Maggie Dana December 8, 2011 at 2:45 pm

I’ve read, in many places, that Amazon’s algorithms for searchability are opaque and constantly moving.

The best thing authors can do is to think long and hard about the 7 keywords they choose when filling out their book’s uploading form; then to choose, with equal care, the 15 allowed tags on their book’s product page.


Roh Morgon December 8, 2011 at 12:31 pm

Very timely post, and extremely helpful.

I checked my Amazon listing for my latest book, and lo and behold – no tags.

Fixed that in a hurry, and am now off to see what else I need to do to bump it a little more into spotlight.



Roger C. Parker December 8, 2011 at 10:35 am

Dear Joel:
I don’t understand–is it me, but it often seems like the best blog posts receive the fewest comments.

Your one-word concept of “discoverable” is great, but I am puzzled by the lack of reader rapture.

btw, I thought Andy’s comment and question were great.
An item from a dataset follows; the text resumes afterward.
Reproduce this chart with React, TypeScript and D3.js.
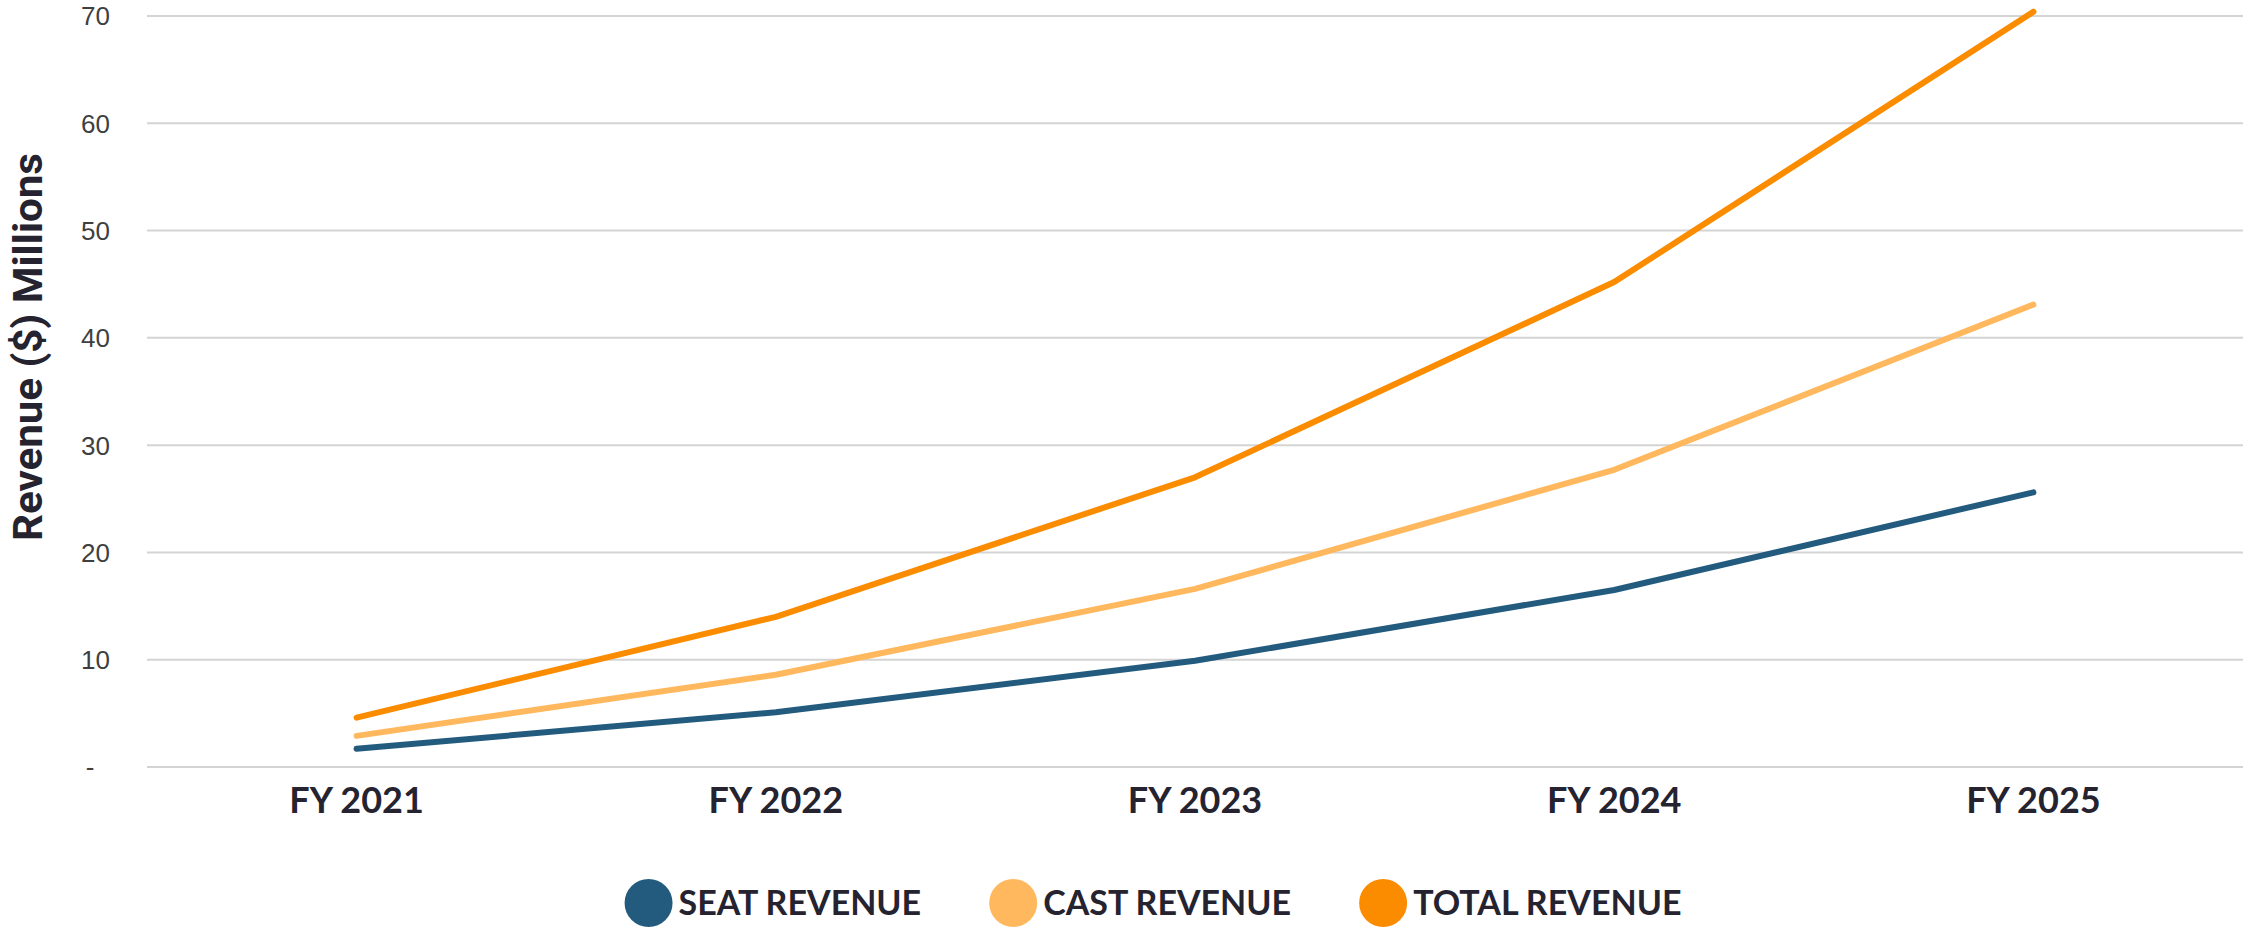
import { useEffect, useRef } from "react";
import * as d3 from "d3";

const years = ["FY 2021", "FY 2022", "FY 2023", "FY 2024", "FY 2025"];
const seatRevenue = [1.7, 5.1, 9.9, 16.5, 25.6];
const castRevenue = [2.9, 8.6, 16.6, 27.7, 43.1];
const totalRevenue = [4.6, 14.0, 27.0, 45.2, 70.4];
const yTicks = [0, 10, 20, 30, 40, 50, 60, 70];

const seriesNames = ["SEAT REVENUE", "CAST REVENUE", "TOTAL REVENUE"];
const seriesColors = ["#235b7e", "#ffb85e", "#fb8c00"];

const WIDTH = 2268;
const HEIGHT = 950;
const TEXT = "#25232f";

export default function App() {
  const svgRef = useRef<SVGSVGElement | null>(null);

  useEffect(() => {
    if (!svgRef.current) return;
    const svg = d3.select(svgRef.current);
    svg.selectAll("*").remove();

    const margin = { top: 16, right: 25, bottom: 183, left: 147 };
    const innerW = WIDTH - margin.left - margin.right;
    const innerH = HEIGHT - margin.top - margin.bottom;

    const x = d3.scalePoint().domain(years).range([0, innerW]).padding(0.5);
    const y = d3.scaleLinear().domain([0, 70]).range([innerH, 0]);

    const g = svg
      .append("g")
      .attr("transform", `translate(${margin.left},${margin.top})`);

    // gridlines
    g.selectAll(".grid")
      .data(yTicks)
      .enter()
      .append("line")
      .attr("x1", 0)
      .attr("x2", innerW)
      .attr("y1", (d) => y(d))
      .attr("y2", (d) => y(d))
      .attr("stroke", "#d4d4d4")
      .attr("stroke-width", 2);

    // y tick labels ("-" for zero, accounting style)
    g.selectAll(".ytick")
      .data(yTicks)
      .enter()
      .append("text")
      .attr("x", (d) => (d === 0 ? -57 : -37))
      .attr("y", (d) => y(d))
      .attr("dy", "0.36em")
      .attr("text-anchor", (d) => (d === 0 ? "middle" : "end"))
      .attr("font-family", "'Liberation Sans', Arial, sans-serif")
      .attr("font-size", 26)
      .attr("fill", "#3f3f3f")
      .text((d) => (d === 0 ? "-" : String(d)));

    // x labels
    g.selectAll(".xlabel")
      .data(years)
      .enter()
      .append("text")
      .attr("x", (d) => x(d)!)
      .attr("y", innerH + 46)
      .attr("text-anchor", "middle")
      .attr("font-family", "Lato, sans-serif")
      .attr("font-weight", 700)
      .attr("font-size", 36)
      .attr("fill", TEXT)
      .text((d) => d);

    // lines
    const allSeries = [seatRevenue, castRevenue, totalRevenue];
    const line = d3
      .line<number>()
      .x((_, i) => x(years[i])!)
      .y((d) => y(d));
    allSeries.forEach((vals, i) => {
      g.append("path")
        .datum(vals)
        .attr("d", line)
        .attr("fill", "none")
        .attr("stroke", seriesColors[i])
        .attr("stroke-width", 6)
        .attr("stroke-linejoin", "round")
        .attr("stroke-linecap", "round");
    });

    // y axis title
    svg
      .append("text")
      .attr("transform", `translate(42,347) rotate(-90)`)
      .attr("text-anchor", "middle")
      .attr("font-family", "'Liberation Sans Narrow', 'Roboto', sans-serif")
      .attr("font-weight", 700)
      .attr("font-size", 40)
      .attr("textLength", 388)
      .attr("lengthAdjust", "spacingAndGlyphs")
      .attr("fill", TEXT)
      .text("Revenue ($) Millions");

    // legend
    const legend = svg.append("g");
    const r = 24;
    let cursor = 0;
    seriesNames.forEach((name, i) => {
      const item = legend.append("g").attr("transform", `translate(${cursor},0)`);
      item
        .append("circle")
        .attr("cx", r)
        .attr("cy", 0)
        .attr("r", r)
        .attr("fill", seriesColors[i]);
      const t = item
        .append("text")
        .attr("x", 2 * r + 6)
        .attr("y", 12)
        .attr("font-family", "Lato, sans-serif")
        .attr("font-weight", 700)
        .attr("font-size", 34)
        .attr("fill", TEXT)
        .text(name);
      const w = (t.node() as SVGTextElement).getComputedTextLength();
      cursor += 2 * r + 6 + w + 68;
    });
    const total = cursor - 68;
    legend.attr("transform", `translate(${1153 - total / 2},903)`);
  }, []);

  return (
    <div style={{ position: "absolute", left: 0, top: 0 }}>
      <svg ref={svgRef} width={WIDTH} height={HEIGHT} style={{ display: "block", background: "#fff" }} />
    </div>
  );
}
The plot of his book sounds like something that would happen to me–if I had a job, of course.

Great posts, lately, Joel!


Joel Friedlander December 8, 2011 at 2:01 pm

Roger, I had exactly the same thought today. I posted this while in Seattle last night, and I was very excited about the concepts in this short article. To be honest, I thought it was one of the most important posts I’ve done recently. Just the unending mysteries of blogging. Thanks for your pertinent feedback.


Andy December 8, 2011 at 5:03 am

More info! How do we ensure that a book getts bumped to the top of the results list. Fiction is even more of conundrum. I have written a lightly humorous book called “Oh What a Lucky Man” about a man who loses his job, wins a $216 millinon lottery jackpot, but misplaces the ticket—all in the same day. What kind of Meta data would you include to zip my book to the top of the heap?


Roger C. Parker December 8, 2011 at 10:40 am

Dear Andy and Joel:
I wonder if it would help to draw parallels between your book and other “Oh what a day” books, i.e., “similar to Thurber,” or Jean Shepherd, Seinfeld, or etc.?

Sort of like the Dortmunder series by Donald Westlake. Perhaps add a comment to the Wikipedia page on the Dortmunder character?

Best wishes…Roger


Joel Friedlander December 8, 2011 at 2:00 pm

That’s a great strategy, Roger, to point to similar books in your product description or reviews or elsewhere, and it can be used by any fiction author.


Andy December 9, 2011 at 5:26 am


Brilliant idea. I’ll give that a try. Thanks for the suggestion.